La célula de oro, Sharon Olds. Traducción y prólogo de Óscar
Curieses. Barttleby, 2017. 236 páginas. 16 euros.
Tenemos la suerte de que en el último año se hayan
publicado en España las obras –espléndidamente traducidas– de tres poetas
estadounidenses que todo buen lector disfrutará. Me refiero a Elizabeth
Bishop (Poesía
Completa 1. Poesía, Vaso
Roto, 2016): dueña de un estilo rocoso, hermético, poco dado a la emotividad,
con en el que realiza espléndidas descripciones del paisaje desolado de Nueva
Escocia (Canadá); Mary Oliver (Felicity, Valparaíso, 2016): poeta veterana, que a sus ochenta años
posee una voz fresca y rebelde que rezuma vitalidad a espuertas y un radiante
optimismo; y, finalmente, Sharon Olds (La célula de oro, Barttleby, 2017): cuya personalidad
poética se encuentra en las antípodas de las dos anteriores. Sus versos son
exhibicionistas, están manchados de vida, supuran dolor, nos muestran el
reverso de la gente, sus vísceras, nombra lo que nos hace vulnerables y aquello
que nos rompe.
La célula de oro se divide en cuatro secciones. La
primera constituye una agria mirada sobre la realidad circundante:
intentos de suicidios, la desigualdad social por motivos raciales, el hambre
que conduce al robo y a la sangrienta justicia vecinal, violaciones y
asesinatos de niñas.
La segunda, sin lugar a dudas, es la mejor del conjunto. Olds, como adelantaba, se pone del
revés y nos revela sus costuras, su amasijo de huesos y sangre, su pulpa. Los
poemas de esta sección ahondan en su malograda vida familiar. Los versos
hierven, alertan como señalan luminosas, describen con crudeza estados de ánimo
desoladores. Sobresalen “Vuelo a mayo de 1937”, dedicado a sus padres, a punto
de casarse (“Quiero alcanzarlos y decirles Parad,/ no lo hagáis…vas a hacer
cosas que no podéis imaginar que haríais/…/vais a sufrir de maneras
completamente desconocidas,/ vais a querer morir” pág. 57); “Saturno”,
desasosegador alegato hiperbólico (con alusión mitológica al padre de Zeus)

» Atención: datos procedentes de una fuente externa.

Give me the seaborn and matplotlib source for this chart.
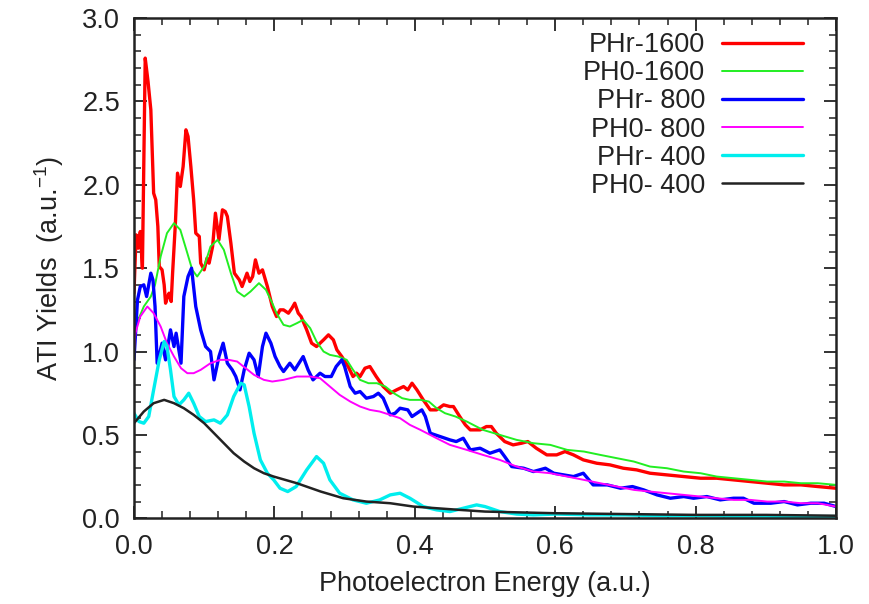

contra la violencia ejercida por su progenitor (“Tomó/ la cabeza de mi hermano
en los labios/ y la arrancó como una cereza de su tallo” pág. 61); “¿Y si Dios?”,
donde narra las veces que su madre rezaba quejumbrosa junto a ella, ya
acostada, “agrietando mi naturaleza”; “La comida”, nuevo texto a la madre,
mujer de existencia malograda, sin apego a la vida e incapacitada para la
ternura; “El vestido”, que nos habla de la necesitad de creer que nos aman, y
de la arbitrariedad de los símbolos; o “Después de 37 años mi madre se disculpa
por mi niñez”, cuyos versos descarnados nos conmocionan por su crudeza (“tu
cuerpo viejo/ y suave caído sobre mí con horror,/ te estreché en mis brazos,
dije Todo está bien” pág. 115).
La tercera sección se centra en el sexo, y supone una
bajada de la intensidad y de la altura literaria con respecto a la anterior.
Sin embargo, el libro cobra bríos y remonta el vuelo en su desenlace. Esta
cuarta rememora la vida de sus hijos desde el parto (“los brazos/encogidos como
las patas rosadas de un cangrejo”) hasta su adolescencia, pasando por los
sobresaltos y angustias que experimenta cualquier madre, pese a lo avezada, ya
sea por la herida de un hijo, por una repentina enfermedad o porque ve peligros
y emenazas en cualquier parte (“me falta tiempo para llegar a su lado”).
Sharon Olds es una escritora dura, nada complaciente. No aborda un
tema desde el lado de la luz, sino desde la sombra. Tampoco da un respiro a sus
lectores. Sus símiles, que construye con habilidad e ingenio, siempre crean
analogías violentas, como si el mundo no diera para otra cosa, como si los
humanos no fuéramos capaces de mucho más, y sólo nos definiera nuestra
capacidad de destrucción (“cordones como un conjunto de cicatrices bien
estudiadas”, “los baldosines rojos brillando como placas de sangre”,”trituraba
los huesos como blandos caparazones de cangrejo”, “los iris embarrados como la
corteza de un volcán”, ella “una barrita de mantequilla ante el rallador de
acero manchado y agrio de él”…
La cédula de oro sobrecoge por sus temas y por su
estilo directo, a veces lleno de quiebros, de frecuentes descripciones
enumerativas y unas comparaciones tan imaginativas como crueles. Sharon Olds, un autora para leer, y si su
lectura se complementa con las de Bishop y Oliver, tanto mejor: se niegan, se discuten.